Is the Irish theatre canon contracting? It's just two years since Druid staged and toured Tom Murphy's great play from 1985, and now Nomad and Livin' Dred Theatre Company revive the same play for an Irish tour. That decision is guided by some understanding of what audiences want, and few dramas come with as much power or urgency as Bailegangaire. The senile Mommo endlessly retells, and never finishes, the story of how Bailegangaire came by its name, as a family trauma clusters around her bed in the shape of her two damaged adult daughters. (Druid, meanwhile, are opening a new drama by Meadhbh McHugh, Helen & I, about two adult daughters who return to care for their ailing father – a superficial resemblance, perhaps, but Irish drama doesn't stray too far from the well.) Here Padraic McIntyre directs Joan Sheehy as the matriarch, with Clare Monnelly and Maeve Fitzgerald as two divided daughters coming to terms with the past in order to move forward. That might be what the canon should consider.

Thursday  

Clonakilty International Guitar Festival
DeBarras, Clonakilty Co Cork various times/admission prices
debarra.ie/clonguitarfest.com

Now in its 12th years, the Clonakilty International Guitar Festival has broadened its remit to embrace every style of music from folk and blues to alt.rock and hip-hop. This year's event starts tonight with Wyvern Lingo (DeBarras, €15, 9pm), and continues until September 18th with a diverse range of acts, including UK punks The Membranes, Ireland's Redneck Manifesto and Spook Guitar Orchestra, and London-based Swedish/US/UK garage rock band, The Franklys.

Music for 18 Machines
Button Factory Dublin 8pm €15
uticket.ie

2016 marks the 40th anniversary of the debut performance of Steve Reich's Music for 18 Musicians, and this event (subtitled 'A reimagining of Steve Reich's Music for 18 Musicians') sees Irish musicians Simon Cullen (of Synth Eastwood) and Neil O'Connor (of Somadrome) "revoice" the music. As accompaniment, visual artist Anthony Murphy (Shadowlab) has created a new expressive understanding of the outlines rooted in the work.
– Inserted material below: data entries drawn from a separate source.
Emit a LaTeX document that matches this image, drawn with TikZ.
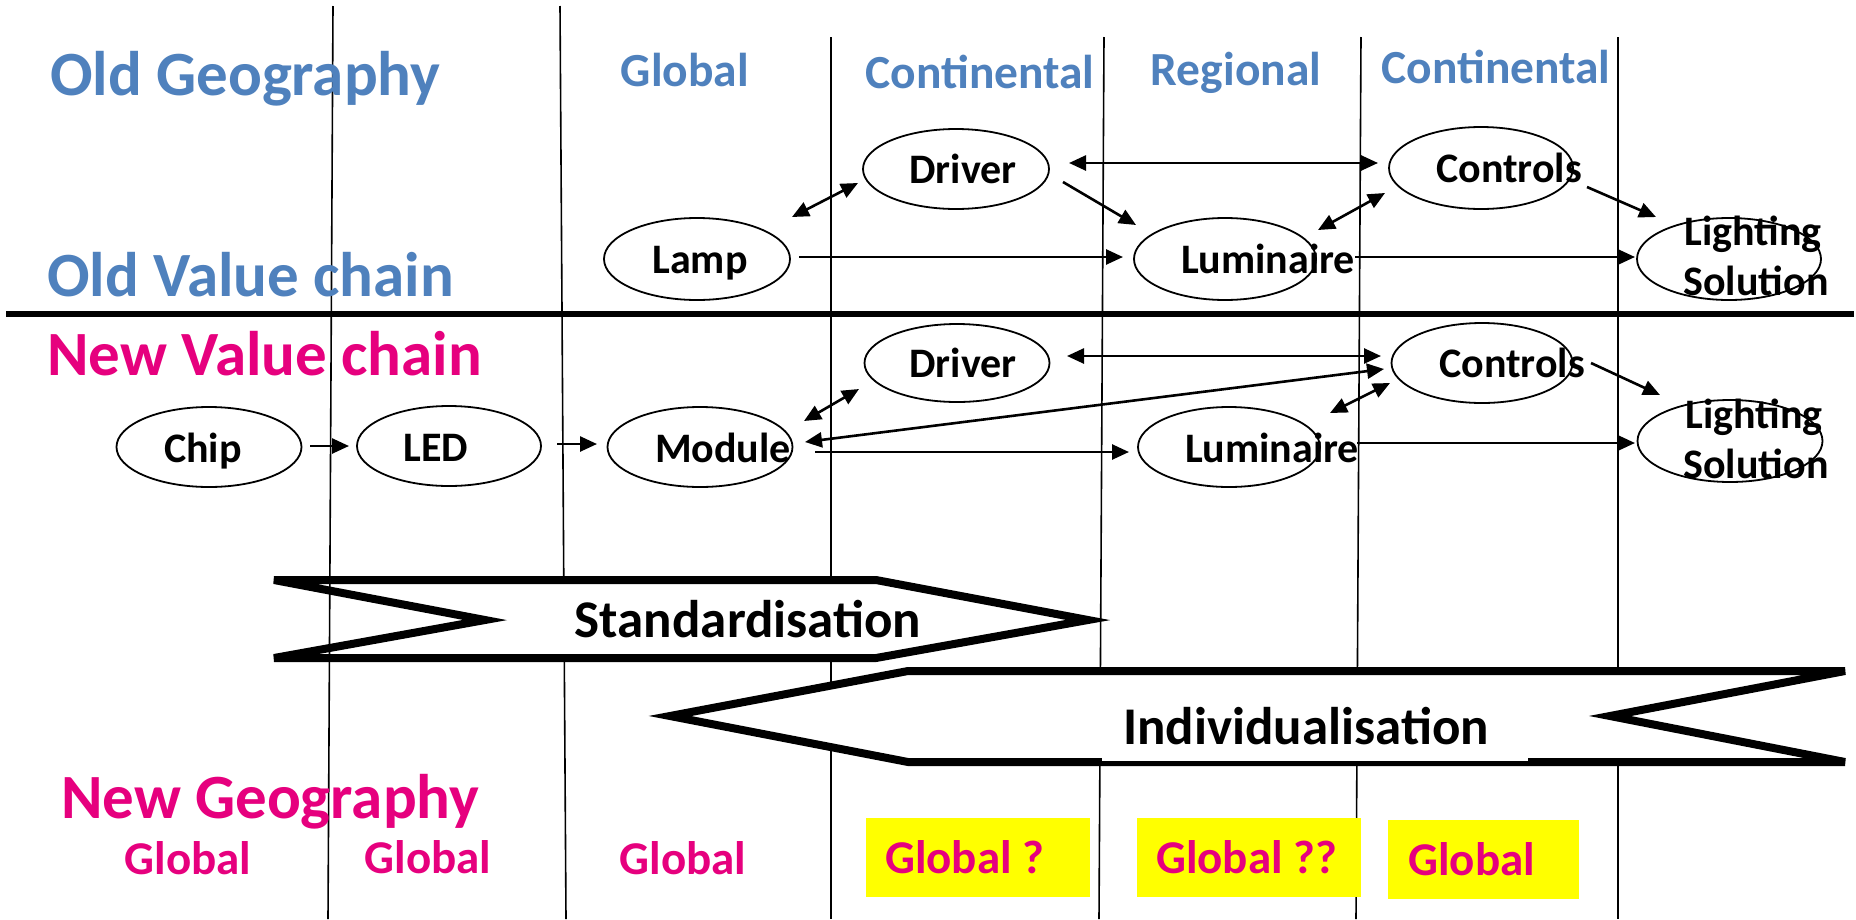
\documentclass[tikz,border=0pt]{standalone}
\usepackage{fontspec}
\setmainfont{Carlito}
\usetikzlibrary{arrows.meta,shapes.geometric,calc}
\definecolor{oblue}{RGB}{79,129,189}
\definecolor{nmag}{RGB}{230,0,126}
\definecolor{hyel}{RGB}{255,255,0}
\tikzset{
  ttl/.style={font=\fontsize{63}{63}\selectfont\bfseries, anchor=base west, inner sep=0},
  hdr/.style={font=\fontsize{47.5}{48}\selectfont\bfseries, text=oblue, anchor=base, inner sep=0},
  geo/.style={font=\fontsize{47}{48}\selectfont\bfseries, text=nmag, anchor=base, inner sep=0},
  lbl/.style={font=\fontsize{42}{42}\selectfont\bfseries, anchor=base, inner sep=0},
  chv/.style={font=\fontsize{53}{53}\selectfont\bfseries, anchor=base, inner sep=0},
  ell/.style={draw, ellipse, line width=1.8pt, inner sep=0, minimum width=185pt, minimum height=81pt},
  vline/.style={line width=1.6pt},
  chevron/.style={line width=8pt, line join=miter, fill=white},
  arr/.style={-{Triangle[length=17pt,width=15pt]}, line width=2.6pt},
  dbl/.style={{Triangle[length=17pt,width=15pt]}-{Triangle[length=17pt,width=15pt]}, line width=2.6pt},
}
\begin{document}
\begin{tikzpicture}[x=1pt,y=-1pt]
\useasboundingbox[fill=white] (0,0) rectangle (1856,919);

% vertical column lines
\draw[vline] (560,6) -- (566,919);
\draw[vline] (831,37) -- (831,919);
\draw[vline] (1104,37) -- (1099,919);
\draw[vline] (1361,37) -- (1356,919);
\draw[vline] (1618,37) -- (1618,919);

% Standardisation chevron
\draw[chevron] (274,580) -- (876,580) -- (1088,620) -- (876,658) -- (274,658) -- (485,620) -- cycle;
\draw[vline] (333,6) -- (328,919);

% Individualisation chevron
\fill[white] (908,671) rectangle (1845,762);
\draw[chevron] (908,671) -- (1845,671) -- (1610,716) -- (1845,762) -- (908,762) -- (670,716) -- cycle;
\fill[white] (1102,700) rectangle (1528,761);

\node[chv] (std) at (748,637) {Standardisation};
\node[chv] (ind) at (1306,744) {Individualisation};

% thick separator
\draw[line width=6pt] (6,314) -- (1854,314);

% titles
\node[ttl, text=oblue] (t1) at (50,95) {Old Geography};
\node[ttl, text=oblue] (t2) at (47,296) {Old Value chain};
\node[ttl, text=nmag] (t3) at (47,375) {New Value chain};
\node[ttl, text=nmag] (t4) at (61,818) {New Geography};

% old geography headers
\node[hdr] (h1) at (685,86) {Global};
\node[hdr] (h2) at (980,88) {Continental};
\node[hdr] (h3) at (1236,85) {Regional};
\node[hdr] (h4) at (1496,83) {Continental};

% old value chain
\node[ell, minimum width=186pt, minimum height=82pt] (lamp) at (697,259) {};
\node[ell, minimum width=186pt, minimum height=80pt] (drv1) at (956,169) {};
\node[ell, minimum width=182pt, minimum height=82pt] (lum1) at (1225,259) {};
\node[ell, minimum width=184pt, minimum height=82pt] (ctl1) at (1481,168) {};
\node[ell, minimum width=184pt, minimum height=82pt] (ls1) at (1729,259) {};
\node[lbl] (lampt) at (700,273) {Lamp};
\node[lbl] (drv1t) at (963,183) {Driver};
\node[lbl] (lum1t) at (1268,273) {Luminaire};
\node[lbl] (ctl1t) at (1509,182) {Controls};
\node[lbl] (ls1a) at (1753,245) {Lighting};
\node[lbl] (ls1b) at (1756,295) {Solution};

\draw[dbl] ($(lamp.center)+(95,-42)$) -- ($(drv1.center)+(-98,14)$);
\draw[dbl] ($(drv1.center)+(113,-6)$) -- ($(ctl1.center)+(-103,-5)$);
\draw[arr] ($(drv1.center)+(107,13)$) -- ($(lum1.center)+(-89,-34)$);
\draw[arr] ($(lamp.center)+(102,-2)$) -- ($(lum1.center)+(-102,-2)$);
\draw[dbl] ($(lum1.center)+(93,-29)$) -- ($(ctl1.center)+(-96,25)$);
\draw[arr] ($(ctl1.center)+(106,19)$) -- ($(ls1.center)+(-73,-42)$);
\draw[arr] ($(lum1.center)+(130,-2)$) -- ($(ls1.center)+(-94,-2)$);

% new value chain
\node[ell, minimum width=185pt, minimum height=80pt] (chip) at (209,447) {};
\node[ell, minimum width=184pt, minimum height=80pt] (led) at (449,446) {};
\node[ell, minimum width=185pt, minimum height=80pt] (mod) at (700,447) {};
\node[ell, minimum width=185pt, minimum height=78pt] (drv2) at (957,363) {};
\node[ell, minimum width=181pt, minimum height=80pt] (ctl2) at (1482,363) {};
\node[ell, minimum width=182pt, minimum height=80pt] (lum2) at (1229,447) {};
\node[ell, minimum width=185pt, minimum height=82pt] (ls2) at (1730,441) {};
\node[lbl] (chipt) at (203,462) {Chip};
\node[lbl] (ledt) at (436,461) {LED};
\node[lbl] (modt) at (723,462) {Module};
\node[lbl] (drv2t) at (963,377) {Driver};
\node[lbl] (ctl2t) at (1512,377) {Controls};
\node[lbl] (lum2t) at (1272,462) {Luminaire};
\node[lbl] (ls2a) at (1754,428) {Lighting};
\node[lbl] (ls2b) at (1756,478) {Solution};

\draw[arr] ($(chip.center)+(101,-1)$) -- ($(led.center)+(-100,0)$);
\draw[arr] ($(led.center)+(108,-2)$) -- ($(mod.center)+(-103,-3)$);
\draw[dbl] ($(mod.center)+(104,-26)$) -- ($(drv2.center)+(-98,26)$);
\draw[dbl] ($(mod.center)+(105,-5)$) -- ($(ctl2.center)+(-98,6)$);
\draw[arr] ($(mod.center)+(115,5)$) -- ($(lum2.center)+(-100,5)$);
\draw[dbl] ($(drv2.center)+(110,-7)$) -- ($(ctl2.center)+(-101,-7)$);
\draw[dbl] ($(lum2.center)+(101,-34)$) -- ($(ctl2.center)+(-92,20)$);
\draw[arr] ($(ctl2.center)+(109,0)$) -- ($(ls2.center)+(-70,-46)$);
\draw[arr] ($(lum2.center)+(128,-4)$) -- ($(ls2.center)+(-95,2)$);

% new geography
\node[geo] (g1) at (188,874) {Global};
\node[geo] (g2) at (428,873) {Global};
\node[geo] (g3) at (683,874) {Global};
\fill[hyel] (866,818) rectangle (1090,897);
\fill[hyel] (1137,818) rectangle (1361,897);
\fill[hyel] (1388,820) rectangle (1579,899);
\node[geo, anchor=base west] (g4) at (885,873) {Global ?};
\node[geo, anchor=base west] (g5) at (1156,873) {Global ??};
\node[geo, anchor=base west] (g6) at (1408,875) {Global};
\end{tikzpicture}
\end{document}
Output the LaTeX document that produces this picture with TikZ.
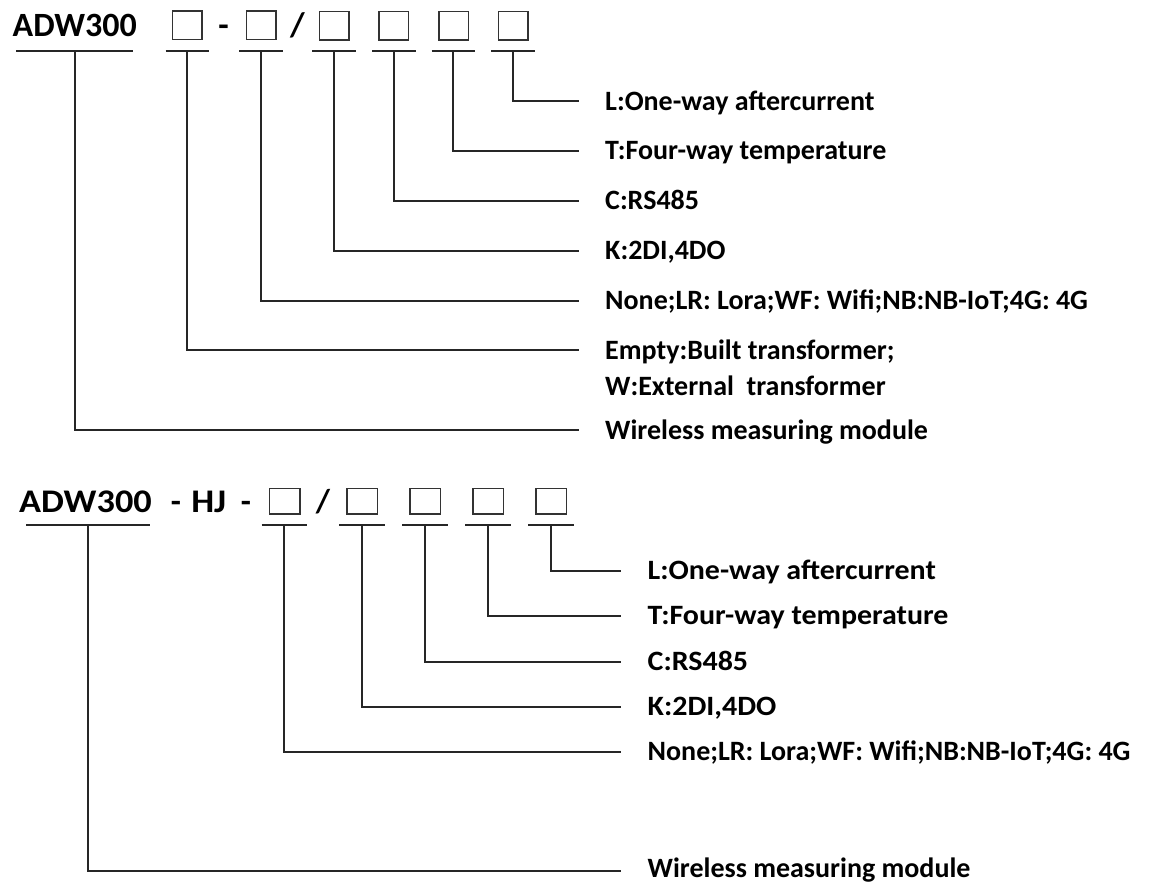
\documentclass[tikz,border=0pt]{standalone}
\usepackage{fontspec}
\setmainfont{Carlito}
\newcommand{\wider}[1]{\scalebox{1.07}[1]{#1}}
\begin{document}
\begin{tikzpicture}[x=1pt,y=-1pt,
  ln/.style={line width=1.8pt, draw=black!85},
  bxt/.style={draw=black!80, line width=1.6pt, minimum width=29.4pt, minimum height=28.4pt, inner sep=0pt},
  bxb/.style={draw=black!80, line width=1.6pt, minimum width=30.4pt, minimum height=25.4pt, inner sep=0pt},
  code/.style={font=\fontsize{34}{40}\selectfont\bfseries, inner sep=0pt, anchor=base},
  codeb/.style={font=\fontsize{33}{40}\selectfont\bfseries, inner sep=0pt, anchor=base},
  lab/.style={font=\fontsize{28}{34}\selectfont\bfseries, inner sep=0pt, anchor=base west},
]
\useasboundingbox (0,0) rectangle (1172,883);

% ---------------- top code ----------------
\node[code, anchor=base west] (ta) at (12.5,36.7) {ADW300};
\node[bxt] (tb1) at (187.2,25.3) {};
\node[code] (td1) at (223.5,36.7) {-};
\node[bxt] (tb2) at (261.2,25.3) {};
\node[code] (ts1) at (297.5,36.7) {/};
\node[bxt] (tb3) at (334.2,25.8) {};
\node[bxt] (tb4) at (393.8,25.8) {};
\node[bxt] (tb5) at (453.8,25.8) {};
\node[bxt] (tb6) at (513.3,25.8) {};

% underlines
\draw[ln] (16,51) -- (133,51);
\draw[ln] (165.7,51) -- (209.3,51);
\draw[ln] (239,51) -- (282.7,51);
\draw[ln] (312.3,51) -- (356,51);
\draw[ln] (372,51) -- (415.7,51);
\draw[ln] (431.7,51) -- (475,51);
\draw[ln] (491.3,51) -- (535,51);

\coordinate (tu0) at (74.7,51);
\coordinate (tu1) at (187.3,51);
\coordinate (tu2) at (260.7,51);
\coordinate (tu3) at (334.3,51);
\coordinate (tu4) at (394,51);
\coordinate (tu5) at (453.3,51);
\coordinate (tu6) at (512.7,51);

\coordinate (te6) at (579,101);
\coordinate (te5) at (579,150.7);
\coordinate (te4) at (579,200.7);
\coordinate (te3) at (579,250.7);
\coordinate (te2) at (579,300.7);
\coordinate (te1) at (579,350);
\coordinate (te0) at (579,430);

\draw[ln] (tu6) |- (te6);
\draw[ln] (tu5) |- (te5);
\draw[ln] (tu4) |- (te4);
\draw[ln] (tu3) |- (te3);
\draw[ln] (tu2) |- (te2);
\draw[ln] (tu1) |- (te1);
\draw[ln] (tu0) |- (te0);

\node[lab] (tl6) at (605,110) {L:One-way aftercurrent};
\node[lab] (tl5) at (605,159.7) {T:Four-way temperature};
\node[lab] (tl4) at (605,209.7) {C:RS485};
\node[lab] (tl3) at (605,259.7) {K:2DI,4DO};
\node[lab] (tl2) at (605,309.7) {None;LR: Lora;WF: Wifi;NB:NB-IoT;4G: 4G};
\node[lab] (tl1) at (605,359) {Empty:Built transformer;};
\node[lab] (tl1b) at (605,395) {W:External~~transformer};
\node[lab] (tl0) at (605,439) {Wireless measuring module};

% ---------------- bottom code ----------------
\node[codeb, anchor=base west] (ba) at (19,512.3) {\scalebox{1.1}[1]{ADW300}};
\node[codeb] (bd1) at (175.8,512.3) {-};
\node[codeb] (bhj) at (208.8,512.3) {\scalebox{1.1}[1]{HJ}};
\node[codeb] (bd2) at (245.8,512.3) {-};
\node[bxb] (bb1) at (284.5,501.3) {};
\node[codeb] (bs1) at (323,512.3) {/};
\node[bxb] (bb2) at (362.3,501.3) {};
\node[bxb] (bb3) at (425.3,501.3) {};
\node[bxb] (bb4) at (488.3,501.3) {};
\node[bxb] (bb5) at (551.3,501.3) {};

\draw[ln] (26,525) -- (150,525);
\draw[ln] (261.7,525) -- (307.3,525);
\draw[ln] (339,525) -- (385.3,525);
\draw[ln] (402,525) -- (448.3,525);
\draw[ln] (465.3,525) -- (511.3,525);
\draw[ln] (528.3,525) -- (574.3,525);

\coordinate (bu0) at (88,525);
\coordinate (bu1) at (284.3,525);
\coordinate (bu2) at (362,525);
\coordinate (bu3) at (424.7,525);
\coordinate (bu4) at (488,525);
\coordinate (bu5) at (551.3,525);

\coordinate (be5) at (620.7,570.7);
\coordinate (be4) at (620.7,616);
\coordinate (be3) at (620.7,661.7);
\coordinate (be2) at (620.7,706.7);
\coordinate (be1) at (620.7,752.3);
\coordinate (be0) at (620.7,870.7);

\draw[ln] (bu5) |- (be5);
\draw[ln] (bu4) |- (be4);
\draw[ln] (bu3) |- (be3);
\draw[ln] (bu2) |- (be2);
\draw[ln] (bu1) |- (be1);
\draw[ln] (bu0) |- (be0);

\node[lab] (bl5) at (647.5,579) {\wider{L:One-way aftercurrent}};
\node[lab] (bl4) at (647.5,624.3) {\wider{T:Four-way temperature}};
\node[lab] (bl3) at (647.5,670) {\wider{C:RS485}};
\node[lab] (bl2) at (647.5,715) {\wider{K:2DI,4DO}};
\node[lab] (bl1) at (647.5,760.6) {None;LR: Lora;WF: Wifi;NB:NB-IoT;4G: 4G};
\node[lab] (bl0) at (647.5,877.5) {Wireless measuring module};
\end{tikzpicture}
\end{document}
Skene: Photographs of backstage settings by Darek Fortas 
Rua Red, Belgard Square, Tallaght Until October 22
ruared.ie

Born in Silesia in Southern Poland, Darek Fortas studied photography at DIT and then London's Royal College of Art. He returned to Silesia to make his prize-winning 'Coal Story' about the coal-mining industry there. This new body of work explores the backstage apparatus in various theatres. In Greek, Skene means: "structure that supports the background in theatre as well as seeing and exposing".